はじめに

富裕層はなぜ暦年贈与をするのか?

相続税は、相続した財産に対して課税されます。税率は超過累進課税といって、課税される金額が大きくなるにつれ、高い税率が適用されます。最高税率は55%にもなります。相続税は、相続財産を相続した人が納めますが、被相続人の相続開始を知った日から10か月以内に納税します。相続財産の金額が多い場合には、相続税の納税を期日までに現金で用意するのは大変な労力を要します。

また、2015年(平成27年)の改正によって、基礎控除額が減額されて、相続税の納税が必要な人が増えています。国税庁が令和2年に発表した「令和元年分 相続税の申告事績の概要」 によれば、死亡した人に対する相続税の申告が必要な被相続人の数の割合は、8.3%です。改正前にくらべて税負担が大きくなったことがわかります。

また、2015年改正によって、課税金額が2億円超の人たちを対象に、税率が5%ずつ上がりました。暦年贈与は相続税にくらべて税率が高くなっていますが、繰り返し行うことで節税効果が得られます。特に財産を持った富裕層ほど相続税の負担が重くなってしまったので、生前贈与を活用して節税のために、次の世代に財産を移転する動きがあります。中には、相続税への持ち戻しがない孫へ基礎控除以上の金額を贈与して、相続財産を積極的に減らす人もいます。

相続税と贈与税の一体化とは

現在の日本の税制では、暦年贈与を長期間、何度も行うことで、税金がかからない財産をつくることができます。
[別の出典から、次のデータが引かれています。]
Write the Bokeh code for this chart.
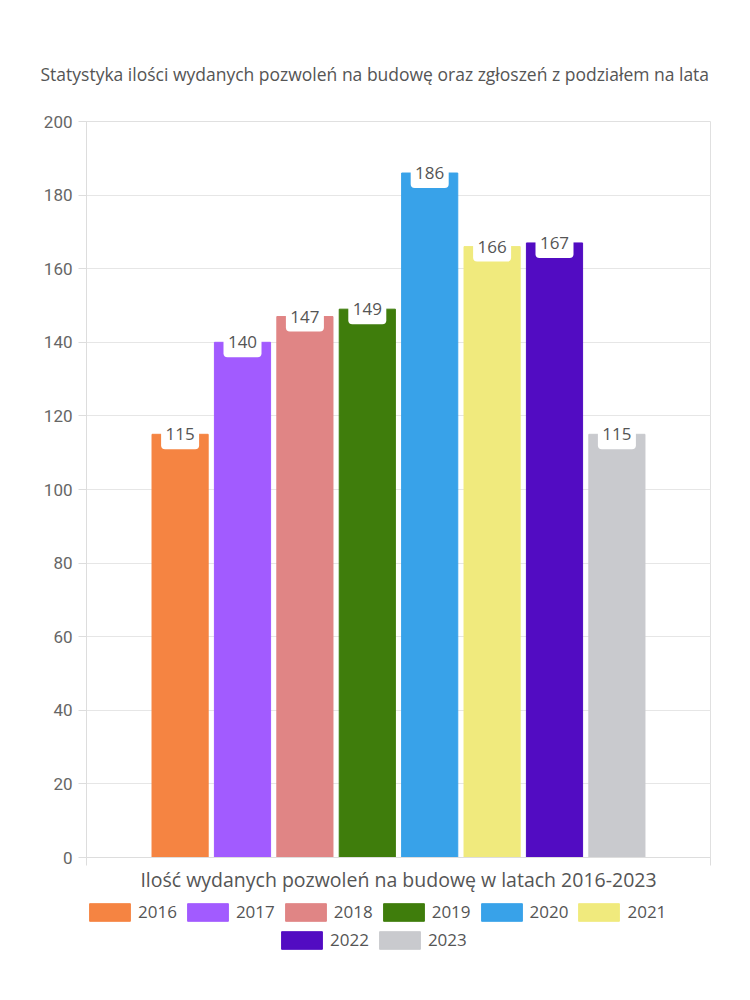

そこで2021年度の税制改正大綱では、富裕層とそうでない人との格差の固定化を防止するとともに、諸外国の制度を参考にしつつ、贈与税のあり方を見直すことが示されました。今まで多くの人が、相続税対策として利用してきた「暦年課税」が「相続税と贈与税の一体化」によって、なくなる可能性が出てきたのです。

それでは、諸外国の相続に関する課税方法はどうなっているのでしょうか。
現在の日本の税制では、被相続人の死亡の開始前3年以内に受けた贈与は、相続財産に取り込まれて加算(持ち戻し)して相続税を計算します。贈与税と相続税は、別体系になっています。

たとえばドイツでは、贈与された財産が10年以内の場合に相続財産に加算(持ち戻し)されます。これに対しフランスでは、加算(持ち戻し)される年数が15年です。この2つの国の場合には、贈与税と相続税は統合されているので、一定期間の生前贈与と相続での税負担は一定になります。

さらに米国の場合には、贈与税と遺産税は統合されており、一生涯での生前贈与と相続で取得した財産を合わせた税負担になっています。

もちろん諸外国すべての税制度が網羅されているわけではありませんが、日本の暦年課税が財産を移転させる時期によって、「税金がかからない財産」として有利に働く場合が多く、中立な立場にないことが問題視されているのです。現在より長い期間によって、贈与財産を相続財産に加えることで、相続税の回避行為を防止できるというわけです。どんな改正になるかは不明ですが、ドイツやフランスの制度が採用されるのでないかという、専門家の意見があります。